Retype only what runs from the beginning of the data through the line with "2.43, 1.12, null];"; please omit the pictures and keep every line exact.

┄┄┄┄┄┄┄┄┄┄

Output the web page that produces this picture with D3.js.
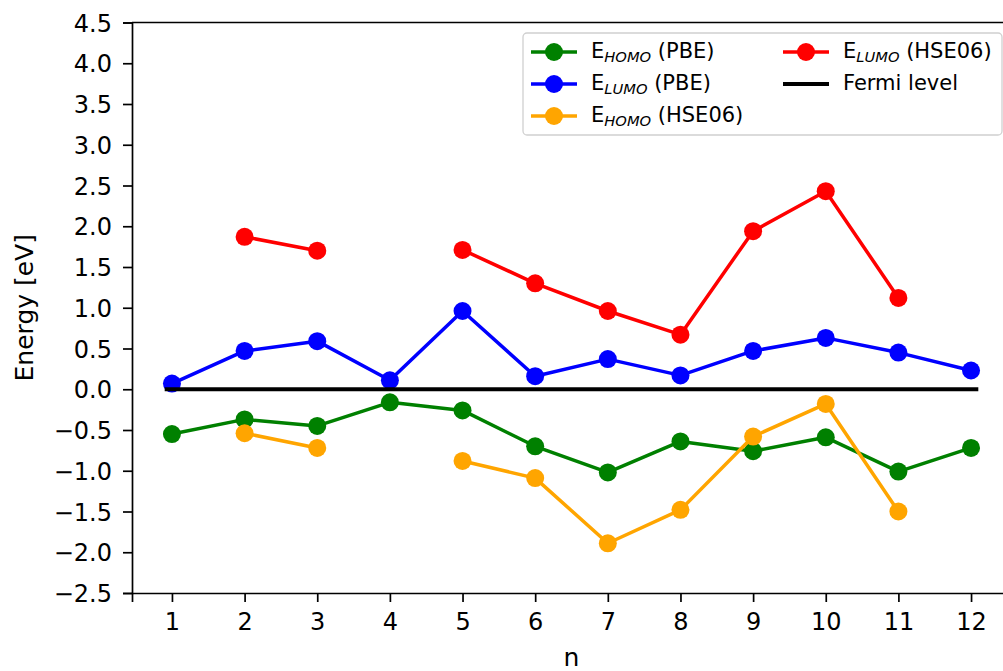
<!DOCTYPE html>
<html>
<head>
<meta charset="utf-8">
<script src="https://cdn.jsdelivr.net/npm/d3@7"></script>
<style>
  html, body { margin: 0; padding: 0; background: #fff; }
  svg { display: block; font-family: "DejaVu Sans", sans-serif; }
</style>
</head>
<body>
<svg id="chart" width="1003" height="671"></svg>
<script>
// Cluster size n
const nValues = [1, 2, 3, 4, 5, 6, 7, 8, 9, 10, 11, 12];

// Frontier orbital energies (eV); null where no HSE06 value exists
const homoPBE   = [-0.55, -0.37, -0.45, -0.16, -0.26, -0.70, -1.02, -0.64, -0.76, -0.59, -1.01, -0.72];
const lumoPBE   = [0.07, 0.47, 0.59, 0.11, 0.96, 0.16, 0.37, 0.17, 0.47, 0.63, 0.45, 0.23];
const homoHSE06 = [null, -0.54, -0.72, null, -0.88, -1.09, -1.89, -1.48, -0.58, -0.18, -1.50, null];
const lumoHSE06 = [null, 1.87, 1.70, null, 1.71, 1.30, 0.96, 0.67, 1.94, 2.43, 1.12, null];

const fermiLevel = 0.0;
const fermiSpan = [0.9, 12.1];

const yTicks = [-2.5, -2.0, -1.5, -1.0, -0.5, 0.0, 0.5, 1.0, 1.5, 2.0, 2.5, 3.0, 3.5, 4.0, 4.5];

const series = [
  { main: "HOMO", method: "(PBE)",   color: "#008000", values: homoPBE },
  { main: "LUMO", method: "(PBE)",   color: "#0000ff", values: lumoPBE },
  { main: "HOMO", method: "(HSE06)", color: "#ffa500", values: homoHSE06 },
  { main: "LUMO", method: "(HSE06)", color: "#ff0000", values: lumoHSE06 }
];

const svg = d3.select("#chart");
const TICK_FONT = 24;
const LABEL_FONT = 25;
const LEGEND_FONT = 21;
const LW = 3.5;
const MR = 9;

const x = d3.scaleLinear().domain([0.45, 12.55]).range([132, 1011]);
const y = d3.scaleLinear().domain([-2.5, 4.5]).range([593, 22.5]);

const fmt = v => d3.format(".1f")(v).replace("-", "\u2212");

// Axes
const xAxis = svg.append("g")
  .attr("transform", `translate(0,${y.range()[0]})`)
  .call(d3.axisBottom(x).tickValues(nValues).tickFormat(d3.format("d")).tickSizeOuter(0).tickSize(9).tickPadding(11));
const yAxis = svg.append("g")
  .attr("transform", `translate(${x.range()[0]},0)`)
  .call(d3.axisLeft(y).tickValues(yTicks).tickFormat(fmt).tickSizeOuter(0).tickSize(9).tickPadding(11));

[xAxis, yAxis].forEach(g => {
  g.attr("font-family", null).attr("font-size", null);
  g.select(".domain").attr("stroke", "#000").attr("stroke-width", 1.7);
  g.selectAll(".tick line").attr("stroke", "#000").attr("stroke-width", 1.7);
  g.selectAll(".tick text").attr("fill", "#000").style("font-size", TICK_FONT + "px");
});
yAxis.selectAll(".tick text").attr("dy", "0.36em");
xAxis.selectAll(".tick text").attr("dy", "0.72em");

// Top and right frame
svg.append("line")
  .attr("x1", x.range()[0]).attr("x2", x.range()[1])
  .attr("y1", y.range()[1]).attr("y2", y.range()[1])
  .attr("stroke", "#000").attr("stroke-width", 1.7);
svg.append("line")
  .attr("x1", x.range()[1]).attr("x2", x.range()[1])
  .attr("y1", y.range()[1]).attr("y2", y.range()[0])
  .attr("stroke", "#000").attr("stroke-width", 1.7);

// Axis titles
svg.append("text")
  .attr("x", (x.range()[0] + x.range()[1]) / 2).attr("y", 666)
  .attr("text-anchor", "middle")
  .style("font-size", LABEL_FONT + "px")
  .text("n");
svg.append("text")
  .attr("transform", `translate(33,${(y.range()[0] + y.range()[1]) / 2}) rotate(-90)`)
  .attr("text-anchor", "middle")
  .style("font-size", LABEL_FONT + "px")
  .text("Energy [eV]");

// Series
const plot = svg.append("g");
const line = d3.line()
  .defined(d => d.v !== null)
  .x(d => x(d.n))
  .y(d => y(d.v));

series.forEach(s => {
  const pts = nValues.map((n, i) => ({ n, v: s.values[i] }));
  plot.append("path")
    .datum(pts)
    .attr("fill", "none")
    .attr("stroke", s.color)
    .attr("stroke-width", LW)
    .attr("stroke-linejoin", "round")
    .attr("d", line);
  plot.selectAll(null)
    .data(pts.filter(d => d.v !== null))
    .join("circle")
    .attr("cx", d => x(d.n))
    .attr("cy", d => y(d.v))
    .attr("r", MR)
    .attr("fill", s.color);
});

// Fermi level
plot.append("line")
  .attr("x1", x(fermiSpan[0])).attr("x2", x(fermiSpan[1]))
  .attr("y1", y(fermiLevel)).attr("y2", y(fermiLevel))
  .attr("stroke", "#000").attr("stroke-width", 4);

// Legend
const legend = svg.append("g");
legend.append("rect")
  .attr("x", 523).attr("y", 33).attr("width", 479).attr("height", 102)
  .attr("rx", 4).attr("ry", 4)
  .attr("fill", "#fff").attr("fill-opacity", 0.85)
  .attr("stroke", "#d0d0d0").attr("stroke-width", 1.3);

const entries = [
  { s: series[0], col: 0, row: 0 },
  { s: series[1], col: 0, row: 1 },
  { s: series[2], col: 0, row: 2 },
  { s: series[3], col: 1, row: 0 },
  { s: null, col: 1, row: 1 }
];
const colX = [531, 783];
const rowY = [52, 84, 116];

entries.forEach(e => {
  const x0 = colX[e.col], yy = rowY[e.row];
  const color = e.s ? e.s.color : "#000";
  legend.append("line")
    .attr("x1", x0).attr("x2", x0 + 46)
    .attr("y1", yy).attr("y2", yy)
    .attr("stroke", color).attr("stroke-width", e.s ? LW : 4);
  if (e.s) {
    legend.append("circle").attr("cx", x0 + 23).attr("cy", yy).attr("r", MR).attr("fill", color);
  }
  const t = legend.append("text")
    .attr("x", x0 + 60).attr("y", yy + 6)
    .style("font-size", LEGEND_FONT + "px");
  if (e.s) {
    t.append("tspan").text("E");
    t.append("tspan")
      .attr("dy", 4)
      .style("font-size", "14.7px").style("font-style", "italic")
      .text(e.s.main);
    t.append("tspan").attr("dy", -4).text("\u00a0" + e.s.method);
  } else {
    t.text("Fermi level");
  }
});
</script>
</body>
</html>
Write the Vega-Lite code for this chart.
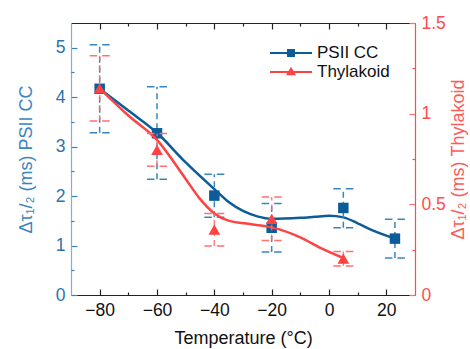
{
  "$schema": "https://vega.github.io/schema/vega-lite/v6.json",
  "width": 344,
  "height": 272,
  "autosize": {"type": "none"},
  "padding": {"left": 71, "top": 23, "right": 55, "bottom": 54},
  "config": {
    "font": "Liberation Sans",
    "view": {"stroke": null},
    "axis": {"grid": false, "labelFont": "Liberation Sans", "titleFont": "Liberation Sans", "labelFontSize": 17.5, "titleFontSize": 18, "titleFontWeight": "normal", "tickWidth": 1.2, "domainWidth": 1.2}
  },
  "datasets": {
    "psii": [
      {"T": -80, "y": 4.17, "lo": 3.28, "hi": 5.06},
      {"T": -60, "y": 3.27, "lo": 2.34, "hi": 4.21},
      {"T": -40, "y": 2.01, "lo": 1.57, "hi": 2.44},
      {"T": -20, "y": 1.36, "lo": 0.87, "hi": 1.85},
      {"T": 5, "y": 1.76, "lo": 1.36, "hi": 2.15},
      {"T": 23, "y": 1.14, "lo": 0.75, "hi": 1.53}
    ],
    "thyl": [
      {"T": -80, "y": 1.14, "lo": 0.96, "hi": 1.32},
      {"T": -60, "y": 0.80, "lo": 0.71, "hi": 0.89},
      {"T": -40, "y": 0.36, "lo": 0.27, "hi": 0.45},
      {"T": -20, "y": 0.42, "lo": 0.30, "hi": 0.54},
      {"T": 5, "y": 0.20, "lo": 0.16, "hi": 0.24}
    ],
    "psiiFit": [
      {"T": -80, "y": 4.17}, {"T": -70, "y": 3.73}, {"T": -60, "y": 3.28}, {"T": -50, "y": 2.68},
      {"T": -40, "y": 2.14}, {"T": -35, "y": 1.88}, {"T": -30, "y": 1.70}, {"T": -25, "y": 1.59},
      {"T": -20, "y": 1.54}, {"T": -10, "y": 1.56}, {"T": -5, "y": 1.58}, {"T": 0, "y": 1.60},
      {"T": 5, "y": 1.57}, {"T": 10, "y": 1.45}, {"T": 15, "y": 1.31}, {"T": 23, "y": 1.14}
    ],
    "thylFit": [
      {"T": -80, "y": 1.14}, {"T": -70, "y": 0.99}, {"T": -60, "y": 0.855}, {"T": -50, "y": 0.64},
      {"T": -45, "y": 0.53}, {"T": -40, "y": 0.45}, {"T": -35, "y": 0.41}, {"T": -27, "y": 0.39},
      {"T": -20, "y": 0.373}, {"T": -10, "y": 0.318}, {"T": -3, "y": 0.26}, {"T": 5, "y": 0.204}
    ]
  },
  "resolve": {"scale": {"y": "independent"}, "axis": {"x": "independent", "y": "independent"}},
  "layer": [
    {
      "data": {"name": "psii"},
      "resolve": {"axis": {"x": "independent", "y": "independent"}},
      "layer": [
        {
          "data": {"name": "psiiFit"},
          "mark": {"type": "line", "interpolate": "monotone", "color": "#0B5C99", "strokeWidth": 2.5},
          "encoding": {
            "x": {"field": "T", "type": "quantitative", "scale": {"domain": [-90, 30], "nice": false, "zero": false},
              "axis": {"orient": "bottom", "values": [-80, -60, -40, -20, 0, 20], "tickSize": -6, "tickColor": "#222", "domainColor": "#222", "labelColor": "#111", "labelPadding": 12, "title": "Temperature (°C)", "titleColor": "#111", "titlePadding": 11}},
            "y": {"field": "y", "type": "quantitative", "scale": {"domain": [0, 5.5], "nice": false},
              "axis": {"orient": "left", "values": [0, 1, 2, 3, 4, 5], "format": "~g", "tickSize": -6, "tickColor": "#3A7FB5", "domainColor": "#7FB0D4", "labelColor": "#2D74AD", "labelPadding": 12, "title": "Δτ₁/₂ (ms) PSII CC", "titleColor": "#3A86C0", "titlePadding": 20}}
          }
        },
        {
          "mark": {"type": "rule", "color": "#3A85BC", "strokeWidth": 1.5, "strokeDash": [6, 4]},
          "encoding": {
            "x": {"field": "T", "type": "quantitative",
              "axis": {"orient": "bottom", "values": [-70, -50, -30, -10, 10], "tickSize": -3, "tickColor": "#222", "labels": false, "domain": false, "title": null}},
            "y": {"field": "lo", "type": "quantitative",
              "axis": {"orient": "left", "values": [0.5, 1.5, 2.5, 3.5, 4.5], "tickSize": -3, "tickColor": "#3A7FB5", "labels": false, "domain": false, "title": null}},
            "y2": {"field": "hi"}
          }
        },
        {
          "mark": {"type": "point", "shape": "M-1,0H-0.25M0.25,0H1", "size": 400, "filled": false, "color": "#3A85BC", "strokeWidth": 1.5, "opacity": 1},
          "encoding": {
            "x": {"field": "T", "type": "quantitative",
              "axis": {"orient": "top", "values": [-80, -60, -40, -20, 0, 20], "tickSize": -6, "tickColor": "#222", "domainColor": "#222", "labels": false, "title": null}},
            "y": {"field": "lo", "type": "quantitative", "axis": null}
          }
        },
        {
          "mark": {"type": "point", "shape": "M-1,0H-0.25M0.25,0H1", "size": 400, "filled": false, "color": "#3A85BC", "strokeWidth": 1.5, "opacity": 1},
          "encoding": {
            "x": {"field": "T", "type": "quantitative",
              "axis": {"orient": "top", "values": [-70, -50, -30, -10, 10], "tickSize": -3, "tickColor": "#222", "labels": false, "domain": false, "title": null}},
            "y": {"field": "hi", "type": "quantitative", "axis": null}
          }
        },
        {
          "mark": {"type": "point", "shape": "square", "filled": true, "size": 110, "color": "#0B5C99", "opacity": 1},
          "encoding": {
            "x": {"field": "T", "type": "quantitative", "axis": null},
            "y": {"field": "y", "type": "quantitative", "axis": null}
          }
        }
      ]
    },
    {
      "data": {"name": "thyl"},
      "resolve": {"axis": {"x": "independent", "y": "independent"}},
      "layer": [
        {
          "data": {"name": "thylFit"},
          "mark": {"type": "line", "interpolate": "monotone", "color": "#FF4242", "strokeWidth": 2.5},
          "encoding": {
            "x": {"field": "T", "type": "quantitative", "axis": null},
            "y": {"field": "y", "type": "quantitative", "scale": {"domain": [0, 1.5], "nice": false},
              "axis": {"orient": "right", "values": [0, 0.5, 1, 1.5], "format": "~g", "tickSize": -6, "tickColor": "#FF7070", "domainColor": "#FF4D4D", "labelColor": "#FF4D4D", "labelPadding": 12, "title": "Δτ₁/₂ (ms) Thylakoid", "titleColor": "#FF5A5A", "titleAngle": 270, "titleBaseline": "top", "titlePadding": 4}}
          }
        },
        {
          "mark": {"type": "rule", "color": "#FF6B6B", "strokeWidth": 1.5, "strokeDash": [6, 4], "opacity": 0.85},
          "encoding": {
            "x": {"field": "T", "type": "quantitative", "axis": null},
            "y": {"field": "lo", "type": "quantitative",
              "axis": {"orient": "right", "values": [0.25, 0.75, 1.25], "tickSize": -3, "tickColor": "#FF4D4D", "labels": false, "domain": false, "title": null}},
            "y2": {"field": "hi"}
          }
        },
        {
          "mark": {"type": "point", "shape": "M-1,0H-0.25M0.25,0H1", "size": 400, "filled": false, "color": "#FF7070", "strokeWidth": 1.5, "opacity": 1},
          "encoding": {
            "x": {"field": "T", "type": "quantitative", "axis": null},
            "y": {"field": "lo", "type": "quantitative", "axis": null}
          }
        },
        {
          "mark": {"type": "point", "shape": "M-1,0H-0.25M0.25,0H1", "size": 400, "filled": false, "color": "#FF7070", "strokeWidth": 1.5, "opacity": 1},
          "encoding": {
            "x": {"field": "T", "type": "quantitative", "axis": null},
            "y": {"field": "hi", "type": "quantitative", "axis": null}
          }
        },
        {
          "mark": {"type": "point", "shape": "triangle-up", "filled": true, "size": 140, "color": "#FF4242", "opacity": 1},
          "encoding": {
            "x": {"field": "T", "type": "quantitative", "axis": null},
            "y": {"field": "y", "type": "quantitative", "axis": null}
          }
        }
      ]
    },
    {
      "data": {"values": []},
      "mark": {"type": "point", "filled": true, "opacity": 1, "size": 441},
      "encoding": {
        "color": {"field": "s", "type": "nominal",
          "scale": {"domain": ["PSII CC", "Thylakoid"], "range": ["#0B5C99", "#FF4242"]},
          "legend": {"orient": "none", "legendX": 209.5, "legendY": 19.5, "padding": 0, "title": null, "labelFontSize": 17, "labelFont": "Liberation Sans", "labelColor": "#111", "labelOffset": 15.5, "symbolSize": 441, "symbolStrokeWidth": 0, "symbolOpacity": 1, "rowPadding": 0}},
        "shape": {"field": "s", "type": "nominal",
          "scale": {"domain": ["PSII CC", "Thylakoid"], "range": ["M-2,-0.1H2V0.1H-2ZM-0.38,-0.38H0.38V0.38H-0.38Z", "M-2,-0.1H2V0.1H-2ZM0,-0.5L0.48,0.3H-0.48Z"]},
          "legend": {"orient": "none", "legendX": 209.5, "legendY": 19.5, "padding": 0, "title": null, "labelFontSize": 17, "labelFont": "Liberation Sans", "labelColor": "#111", "labelOffset": 15.5, "symbolSize": 441, "symbolStrokeWidth": 0, "symbolOpacity": 1, "rowPadding": 0}}
      }
    }
  ]
}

┄┄┄┄┄┄┄┄┄┄

[Response to this task]:
Output the web page that produces this picture with D3.js.
<!DOCTYPE html>
<html>
<head>
<meta charset="utf-8">
<script src="https://cdn.jsdelivr.net/npm/d3@7"></script>
<style>
  html, body { margin: 0; padding: 0; background: #fff; }
  svg { display: block; font-family: "DejaVu Sans", sans-serif; }
</style>
</head>
<body>
<svg id="chart" width="1003" height="671"></svg>
<script>
// Cluster size n
const nValues = [1, 2, 3, 4, 5, 6, 7, 8, 9, 10, 11, 12];

// Frontier orbital energies (eV); null where no HSE06 value exists
const homoPBE   = [-0.55, -0.37, -0.45, -0.16, -0.26, -0.70, -1.02, -0.64, -0.76, -0.59, -1.01, -0.72];
const lumoPBE   = [0.07, 0.47, 0.59, 0.11, 0.96, 0.16, 0.37, 0.17, 0.47, 0.63, 0.45, 0.23];
const homoHSE06 = [null, -0.54, -0.72, null, -0.88, -1.09, -1.89, -1.48, -0.58, -0.18, -1.50, null];
const lumoHSE06 = [null, 1.87, 1.70, null, 1.71, 1.30, 0.96, 0.67, 1.94, 2.43, 1.12, null];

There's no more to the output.